Population-Based Sentencing

Jessica M. Eaglin, Associate Professor of Law, Indiana University Maurer School of Law

This Article addresses the institutionalization of actuarial risk assessments at sentencing by identifying the tension between how courts are responding to actuarial risk assessments at sentencing, and how advocates of the trend want courts to respond to the tools. It also identifies a yet underexplored interest convergence between courts and RAIs’ opponents illuminated by the jurisprudence and worthy of further
exploration going forward.

NOTES

Second-Class Citizens Under the Second Amendment: The Case for Applying Strict Scrutiny to Lifetime Firearm Bans for Individuals Previously Committed to Mental Institutions

Lauren Devendorf, B.A., Duke University, 2015; J.D., Cornell Law School, 2020; Publishing Editor, Cornell Law Review, Vol. 105.
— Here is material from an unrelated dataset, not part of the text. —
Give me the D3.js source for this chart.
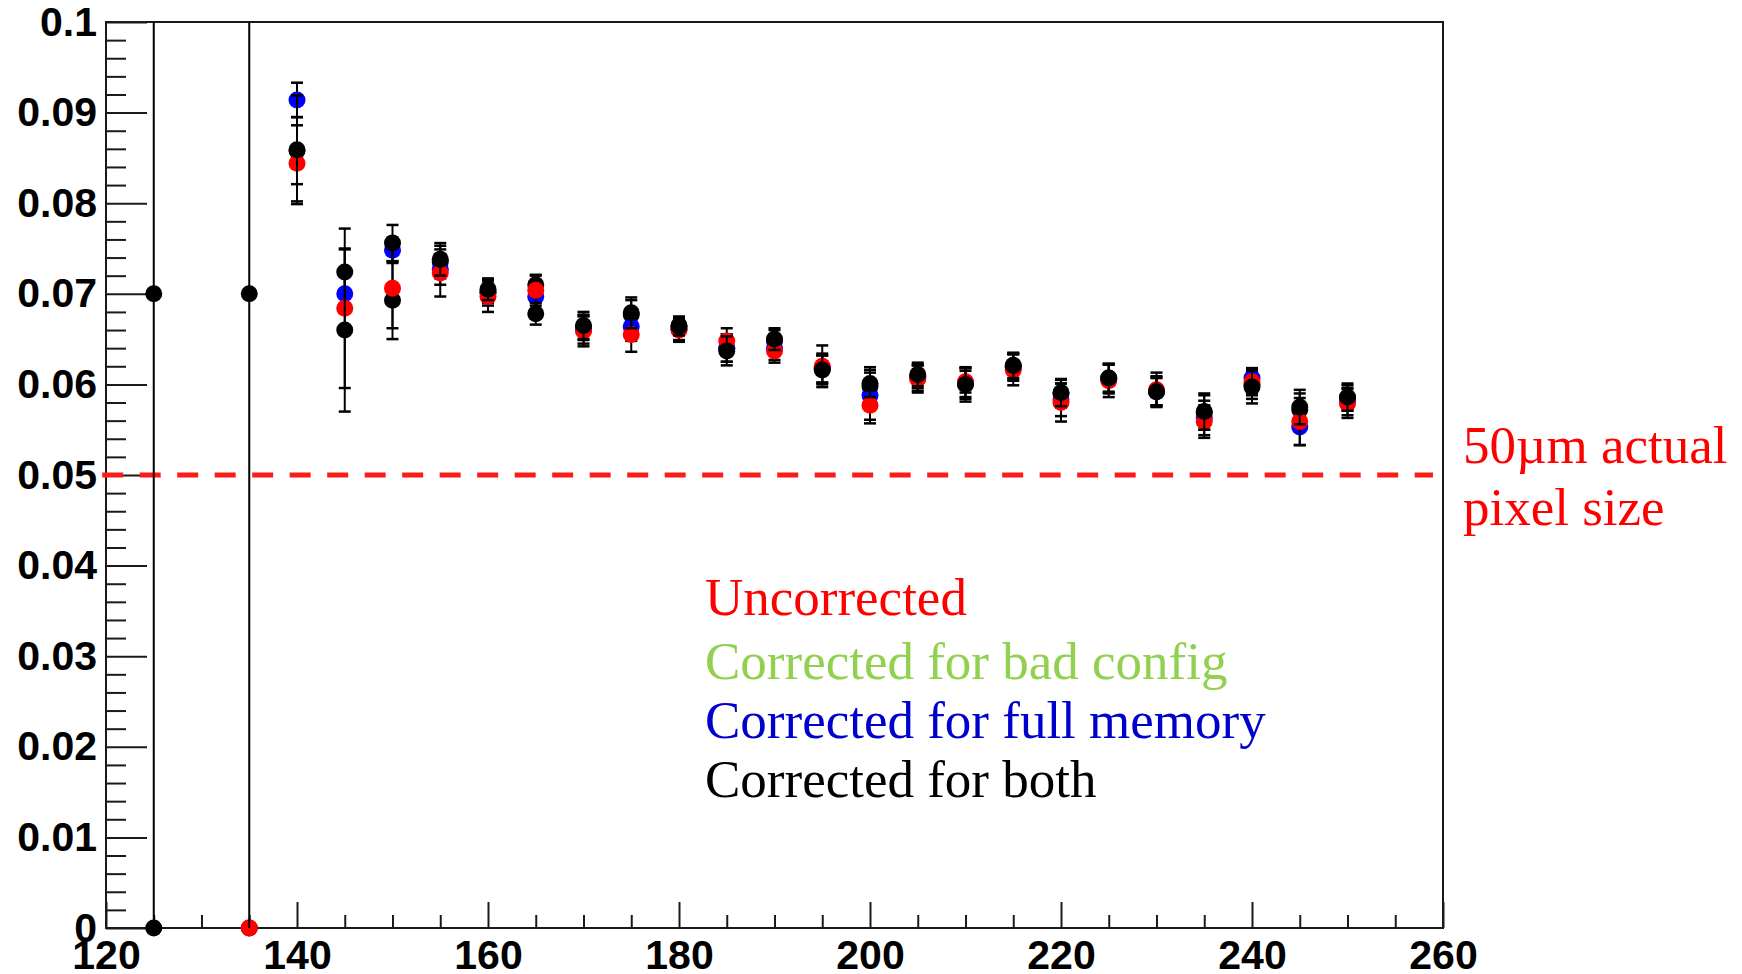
<!DOCTYPE html>
<html>
<head>
<meta charset="utf-8">
<script src="https://cdn.jsdelivr.net/npm/d3@7"></script>
<style>
  html, body { margin: 0; padding: 0; background: #ffffff; }
  svg { display: block; }
</style>
</head>
<body>
<svg id="chart" width="1742" height="974"></svg>
<script>
// Threshold settings (x) and measured resolution (y) for each correction stage.
const xVals = [125, 135, 140, 145, 150, 155, 160, 165, 170, 175, 180, 185, 190,
               195, 200, 205, 210, 215, 220, 225, 230, 235, 240, 245, 250];

const redVals = [null, 0, 0.0844, 0.0684, 0.0706, 0.0723, 0.0697, 0.0704, 0.0659, 0.0655, 0.0660, 0.0648, 0.0637,
                 0.0620, 0.0577, 0.0606, 0.0603, 0.0616, 0.0580, 0.0604, 0.0594, 0.0559, 0.0603, 0.0559, 0.0579];
const redErr  = [null, 0, 0.0042, 0.0088, 0.0044, 0.0026, 0.0017, 0.0017, 0.0017, 0.0019, 0.0013, 0.0014, 0.0013,
                 0.0023, 0.0016, 0.0015, 0.0012, 0.0017, 0.0021, 0.0018, 0.0019, 0.0018, 0.0015, 0.0026, 0.0016];

const blueVals = [null, null, 0.0914, 0.0700, 0.0748, 0.0727, 0.0701, 0.0697, 0.0660, 0.0664, 0.0661, 0.0640, 0.0640,
                  0.0618, 0.0588, 0.0607, 0.0602, 0.0619, 0.0583, 0.0606, 0.0593, 0.0563, 0.0607, 0.0553, 0.0581];
const blueErr  = [null, null, 0.0019, 0.0020, 0.0014, 0.0017, 0.0014, 0.0014, 0.0015, 0.0016, 0.0012, 0.0015, 0.0013,
                  0.0016, 0.0031, 0.0014, 0.0016, 0.0015, 0.0018, 0.0016, 0.0016, 0.0019, 0.0010, 0.0020, 0.0015];

const configVals = [0, 0, 0.0858, 0.0724, 0.0693, 0.0735, 0.0702, 0.0710, 0.0663, 0.0677, 0.0665, 0.0640, 0.0648,
                    0.0617, 0.0598, 0.0609, 0.0601, 0.0620, 0.0590, 0.0607, 0.0592, 0.0569, 0.0600, 0.0572, 0.0585];
const configErr  = [0, 0, 0.0037, 0.0025, 0.0043, 0.0018, 0.0012, 0.0010, 0.0014, 0.0016, 0.0010, 0.0015, 0.0012,
                    0.0015, 0.0015, 0.0013, 0.0017, 0.0014, 0.0015, 0.0015, 0.0015, 0.0019, 0.0016, 0.0018, 0.0014];

const bothVals = [0.07, 0.07, 0.0859, 0.0660, 0.0756, 0.0738, 0.0705, 0.0678, 0.0665, 0.0679, 0.0664, 0.0637, 0.0650,
                  0.0616, 0.0601, 0.0611, 0.0600, 0.0621, 0.0591, 0.0607, 0.0592, 0.0570, 0.0597, 0.0575, 0.0586];
const bothErr  = [0.1, 0.1, 0.0060, 0.0090, 0.0020, 0.0018, 0.0012, 0.0012, 0.0015, 0.0017, 0.0010, 0.0016, 0.0012,
                  0.0016, 0.0015, 0.0013, 0.0019, 0.0014, 0.0015, 0.0016, 0.0016, 0.0020, 0.0018, 0.0019, 0.0015];

// Axis ticks
const xMajorTicks = [120, 140, 160, 180, 200, 220, 240, 260];
const yMajorTicks = [0, 0.01, 0.02, 0.03, 0.04, 0.05, 0.06, 0.07, 0.08, 0.09, 0.1];

// Legend text and the nominal pixel-size reference
const legendLabels = ["Uncorrected", "Corrected for bad config", "Corrected for full memory", "Corrected for both"];
const legendColors = ["#ff0000", "#92d050", "#0000cc", "#000000"];
const pixelSize = 0.05;
const pixelSizeNote = ["50\u00b5m actual", "pixel size"];

// Series in drawing order (first drawn ends up underneath)
const series = [
  { vals: configVals, errs: configErr, color: "#000000" },
  { vals: blueVals,   errs: blueErr,   color: "#0000ff" },
  { vals: redVals,    errs: redErr,    color: "#ff0000" },
  { vals: bothVals,   errs: bothErr,   color: "#000000" }
];

const frame = { left: 106, right: 1443, top: 22, bottom: 928 };
const svg = d3.select("#chart");

const x = d3.scaleLinear().domain([120, 260]).range([frame.left, frame.right]);
const y = d3.scaleLinear().domain([0, 0.1]).range([frame.bottom, frame.top]);

const axisFont = "'Liberation Sans', Arial, Helvetica, sans-serif";
const serifFont = "'Liberation Serif', 'Times New Roman', serif";

svg.append("defs").append("clipPath").attr("id", "plot-clip")
  .append("rect")
  .attr("x", frame.left).attr("y", frame.top)
  .attr("width", frame.right - frame.left).attr("height", frame.bottom - frame.top);

// Frame
svg.append("rect")
  .attr("x", frame.left).attr("y", frame.top)
  .attr("width", frame.right - frame.left).attr("height", frame.bottom - frame.top)
  .attr("fill", "none").attr("stroke", "#1a1a1a").attr("stroke-width", 2);

// Minor tick values
const xMinorTicks = d3.range(120, 260.001, 5).filter(v => !xMajorTicks.includes(v));
const yMinorTicks = d3.range(0, 50).map(i => i * 0.002).filter((v, i) => i % 5 !== 0);

function styleAxis(g) {
  g.select(".domain").remove();
  g.selectAll(".tick line").attr("stroke", "#1a1a1a").attr("stroke-width", 2);
  g.selectAll(".tick text")
    .attr("fill", "#000")
    .style("font-family", axisFont)
    .style("font-weight", "bold")
    .style("font-size", "41px");
}

// Y axis: inward ticks, labels on the left
svg.append("g")
  .attr("transform", `translate(${frame.left},0)`)
  .call(d3.axisLeft(y).tickValues(yMinorTicks).tickSizeInner(-20).tickSizeOuter(0).tickFormat(""))
  .call(styleAxis);
svg.append("g")
  .attr("transform", `translate(${frame.left},0)`)
  .call(d3.axisLeft(y).tickValues(yMajorTicks).tickSizeInner(-41).tickSizeOuter(0).tickPadding(9)
        .tickFormat(v => v === 0 ? "0" : String(+v.toFixed(2))))
  .call(styleAxis);

// X axis: inward ticks, labels below
svg.append("g")
  .attr("transform", `translate(0,${frame.bottom})`)
  .call(d3.axisBottom(x).tickValues(xMinorTicks).tickSizeInner(-13).tickSizeOuter(0).tickFormat(""))
  .call(styleAxis);
svg.append("g")
  .attr("transform", `translate(0,${frame.bottom})`)
  .call(d3.axisBottom(x).tickValues(xMajorTicks).tickSizeInner(-26).tickSizeOuter(0).tickPadding(12)
        .tickFormat(d3.format("d")))
  .call(styleAxis);

// Dashed reference line at the nominal pixel size
svg.append("line")
  .attr("x1", x(119.6)).attr("x2", x(258.95))
  .attr("y1", y(pixelSize)).attr("y2", y(pixelSize))
  .attr("stroke", "#ff1a1a").attr("stroke-width", 5)
  .attr("stroke-dasharray", "21 16.5");

// Data: error bars (clipped to the frame) then markers, series by series
const capHalf = 6;
series.forEach(s => {
  const pts = xVals.map((xv, i) => ({ x: xv, v: s.vals[i], e: s.errs[i] }))
                   .filter(p => p.v !== null);
  const eg = svg.append("g").attr("clip-path", "url(#plot-clip)")
    .attr("stroke", "#000").attr("fill", "none");
  pts.filter(p => p.e > 0).forEach(p => {
    const cx = x(p.x), yHi = y(p.v + p.e), yLo = y(p.v - p.e);
    eg.append("line").attr("x1", cx).attr("x2", cx).attr("y1", yHi).attr("y2", yLo).attr("stroke-width", 2);
    eg.append("line").attr("x1", cx - capHalf).attr("x2", cx + capHalf).attr("y1", yHi).attr("y2", yHi).attr("stroke-width", 2.5);
    eg.append("line").attr("x1", cx - capHalf).attr("x2", cx + capHalf).attr("y1", yLo).attr("y2", yLo).attr("stroke-width", 2.5);
  });
  svg.append("g").selectAll("circle").data(pts).join("circle")
    .attr("cx", p => x(p.x)).attr("cy", p => y(p.v))
    .attr("r", 8.5).attr("fill", s.color);
});

// Legend text
const legendBaselines = [615, 679, 738, 797];
svg.append("g").selectAll("text").data(legendLabels).join("text")
  .attr("x", 705).attr("y", (d, i) => legendBaselines[i])
  .attr("fill", (d, i) => legendColors[i])
  .style("font-family", serifFont).style("font-size", "53px")
  .text(d => d);

// Note beside the reference line
svg.append("g").selectAll("text").data(pixelSizeNote).join("text")
  .attr("x", 1463).attr("y", (d, i) => 463 + i * 62)
  .attr("fill", "#ff0000")
  .style("font-family", serifFont).style("font-size", "53px")
  .text(d => d);
</script>
</body>
</html>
This Note seeks to critique the conflicting approaches that the Third, Sixth, and Ninth Circuits have taken when analyzing what Second Amendment rights, if any, individuals are entitled to after a mental institution involuntarily commits them. Additionally, this Note offers a novel solution. To do so, it explores “not the what, where, when, or why of the Second Amendment’s limitations—but the who.” Tyler v. Hillsdale Cty. Sheriff’s Dep’t (Tyler I), 775 F.3d 308, 322 (6th Cir. 2014), vacated, 837 F.3d 678 (2016).

Compelling Code: A First Amendment Argument Against Requiring Political Neutrality in Online Content Moderation

Lily A. Coad, B.A., Duke University, 2018; J.D., Cornell Law School, 2021; Publishing Editor, Cornell Law Review, Vol. 106.

In 2019, Senator Josh Hawley (R-Mo.) introduced a bill that exemplifies conservatives’ criticisms of big tech and Section 230. The Ending Support for Internet Censorship Act seeks to eradicate the alleged “anti‑conservative bias” on social media platforms by requiring large tech companies to maintain politically neutral content moderation algorithms and practices. This Note argues that requiring tech companies to maintain politically neutral content moderation algorithms is a form of compelled speech and is therefore presumptively unconstitutional under the First Amendment. Further, it argues that Senator Hawley’s bill cannot survive the applicable standard of strict scrutiny because eliminating alleged political bias by social media companies is not a compelling government interest, and, even if it were, the bill is not narrowly tailored to serving that interest.